_WHAT YOU WILL DO_
Identify all lines in the data containing the string "chart". Copy them out.

══ RECORDED INFORMATION

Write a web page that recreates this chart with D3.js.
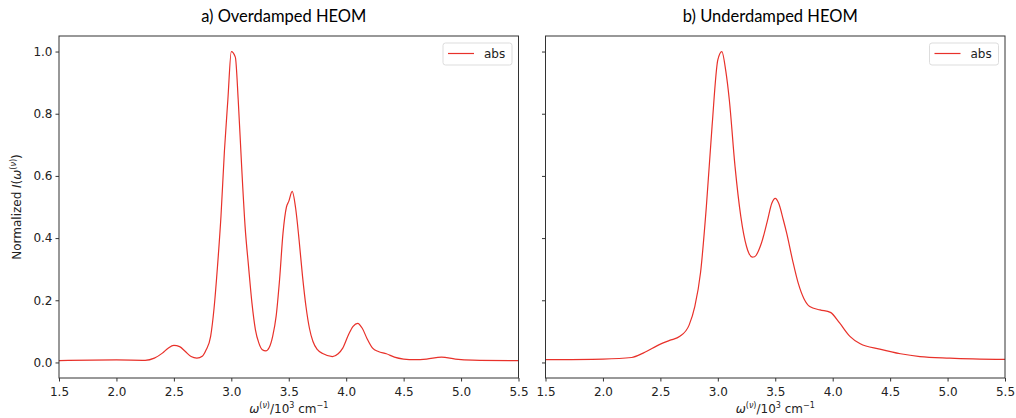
<!DOCTYPE html>
<html>
<head>
<meta charset="utf-8">
<script src="https://cdn.jsdelivr.net/npm/d3@7"></script>
<style>
  body { margin: 0; background: #fff; }
  svg text { font-family: "DejaVu Sans", sans-serif; }
</style>
</head>
<body>
<div id="chart"></div>
<script>
// frequencies (10^3 cm^-1) and normalized intensities
const overX = [1.5, 2.0, 2.25, 2.33, 2.4, 2.45, 2.5, 2.55, 2.6, 2.65, 2.7, 2.75, 2.78, 2.82, 2.85, 2.88, 2.91, 2.94, 2.97, 3.0, 3.035, 3.06, 3.09, 3.12, 3.15, 3.18, 3.21, 3.24, 3.27, 3.3, 3.33, 3.36, 3.39, 3.42, 3.45, 3.48, 3.5, 3.53, 3.56, 3.59, 3.62, 3.65, 3.68, 3.71, 3.75, 3.8, 3.88, 3.93, 3.97, 4.02, 4.06, 4.1, 4.14, 4.18, 4.23, 4.28, 4.35, 4.42, 4.5, 4.6, 4.7, 4.83, 4.95, 5.1, 5.5];
const overY = [0.006, 0.008, 0.007, 0.014, 0.03, 0.046, 0.055, 0.051, 0.035, 0.019, 0.014, 0.021, 0.04, 0.084, 0.175, 0.31, 0.47, 0.68, 0.845, 1.0, 0.982, 0.845, 0.63, 0.437, 0.309, 0.19, 0.105, 0.062, 0.041, 0.037, 0.048, 0.084, 0.148, 0.266, 0.416, 0.5, 0.518, 0.55, 0.496, 0.394, 0.277, 0.18, 0.11, 0.068, 0.041, 0.028, 0.019, 0.028, 0.046, 0.089, 0.116, 0.126, 0.11, 0.078, 0.046, 0.035, 0.028, 0.017, 0.011, 0.009, 0.011, 0.017, 0.011, 0.0075, 0.006];

const underX = [1.5, 2.0, 2.25, 2.35, 2.5, 2.58, 2.67, 2.75, 2.8, 2.85, 2.9, 2.95, 3.0, 3.035, 3.07, 3.1, 3.15, 3.2, 3.25, 3.3, 3.32, 3.38, 3.43, 3.47, 3.5, 3.53, 3.57, 3.6, 3.65, 3.7, 3.75, 3.8, 3.89, 3.98, 4.06, 4.15, 4.24, 4.41, 4.59, 4.76, 5.02, 5.5];
const underY = [0.009, 0.011, 0.016, 0.03, 0.059, 0.071, 0.084, 0.12, 0.18, 0.29, 0.5, 0.76, 0.973, 1.0, 0.936, 0.845, 0.63, 0.47, 0.373, 0.339, 0.34, 0.384, 0.453, 0.512, 0.528, 0.512, 0.459, 0.415, 0.33, 0.255, 0.205, 0.18, 0.169, 0.161, 0.127, 0.084, 0.06, 0.043, 0.028, 0.019, 0.014, 0.0096];

const xTicks = [1.5, 2.0, 2.5, 3.0, 3.5, 4.0, 4.5, 5.0, 5.5];
const yTicks = [0.0, 0.2, 0.4, 0.6, 0.8, 1.0];

const panels = [
  {title: "a) Overdamped HEOM", xs: overX, ys: overY, left: 59, yLabels: true},
  {title: "b) Underdamped HEOM", xs: underX, ys: underY, left: 545.5, yLabels: false}
];

const W = 1016, H = 418;
const plotTop = 36, plotBottom = 378, pw = 459.5;
const lineColor = "#e8312a";

const svg = d3.select("#chart").append("svg")
  .attr("width", W).attr("height", H);

const y = d3.scaleLinear().domain([-0.05, 1.05]).range([plotBottom, plotTop]);

panels.forEach(p => {
  const x = d3.scaleLinear().domain([1.5, 5.5]).range([p.left, p.left + pw]);
  const g = svg.append("g");

  // x axis
  g.append("g")
    .attr("transform", `translate(0,${plotBottom})`)
    .call(d3.axisBottom(x).tickValues(xTicks).tickFormat(d3.format(".1f")).tickSize(3.5).tickSizeOuter(0))
    .call(a => a.select(".domain").remove())
    .selectAll("text").attr("font-size", 12).attr("fill", "#222").attr("dy", "0.95em");

  // y axis
  g.append("g")
    .attr("transform", `translate(${p.left},0)`)
    .call(d3.axisLeft(y).tickValues(yTicks).tickFormat(p.yLabels ? d3.format(".1f") : "").tickSize(3.5).tickSizeOuter(0))
    .call(a => a.select(".domain").remove())
    .selectAll("text").attr("font-size", 12).attr("fill", "#222");

  g.selectAll(".tick line").attr("stroke", "#333");

  // curve
  const line = d3.line()
    .x((d, i) => x(p.xs[i]))
    .y(d => y(d))
    .curve(d3.curveMonotoneX);

  g.append("path")
    .datum(p.ys)
    .attr("d", line)
    .attr("fill", "none")
    .attr("stroke", lineColor)
    .attr("stroke-width", 1.2);

  // frame
  g.append("rect")
    .attr("x", p.left).attr("y", plotTop)
    .attr("width", pw).attr("height", plotBottom - plotTop)
    .attr("fill", "none").attr("stroke", "#333").attr("stroke-width", 1);

  // title
  g.append("text")
    .attr("x", p.left + pw / 2 - 5).attr("y", 22)
    .attr("text-anchor", "middle")
    .style("font-family", "Lato, sans-serif")
    .attr("font-size", 16.5).attr("fill", "#000")
    .text(p.title);

  // x label
  const xl = g.append("text")
    .attr("x", p.left + pw / 2).attr("y", 413)
    .attr("text-anchor", "middle")
    .attr("font-size", 12).attr("fill", "#222");
  xl.append("tspan").attr("font-style", "italic").text("ω");
  xl.append("tspan").attr("font-size", 8).attr("dy", -5).text("(");
  xl.append("tspan").attr("font-size", 8).attr("font-style", "italic").text("ν");
  xl.append("tspan").attr("font-size", 8).text(")");
  xl.append("tspan").attr("dy", 5).text("/10");
  xl.append("tspan").attr("font-size", 8).attr("dy", -5).text("3");
  xl.append("tspan").attr("dy", 5).text(" cm");
  xl.append("tspan").attr("font-size", 8).attr("dy", -5).text("−1");

  // legend
  const lx = p.left + pw - 75.5, ly = plotTop + 7;
  g.append("rect")
    .attr("x", lx).attr("y", ly).attr("width", 69).attr("height", 22).attr("rx", 2.5)
    .attr("fill", "#fff").attr("stroke", "#ddd");
  g.append("line")
    .attr("x1", lx + 5).attr("x2", lx + 31).attr("y1", ly + 10.5).attr("y2", ly + 10.5)
    .attr("stroke", lineColor).attr("stroke-width", 1.2);
  g.append("text")
    .attr("x", lx + 41).attr("y", ly + 15)
    .attr("font-size", 12).attr("fill", "#222")
    .text("abs");
});

// y label
const yl = svg.append("text")
  .attr("transform", "translate(21,207) rotate(-90)")
  .attr("text-anchor", "middle")
  .attr("font-size", 12).attr("fill", "#222");
yl.append("tspan").text("Normalized ");
yl.append("tspan").attr("font-style", "italic").text("I");
yl.append("tspan").text("(");
yl.append("tspan").attr("font-style", "italic").text("ω");
yl.append("tspan").attr("font-size", 8).attr("dy", -5).text("(");
yl.append("tspan").attr("font-size", 8).attr("font-style", "italic").text("ν");
yl.append("tspan").attr("font-size", 8).text(")");
yl.append("tspan").attr("dy", 5).text(")");
</script>
</body>
</html>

════

_PROBLEM SOLUTION_
Write a web page that recreates this chart with D3.js.
<div id="chart"></div>
const svg = d3.select("#chart").append("svg")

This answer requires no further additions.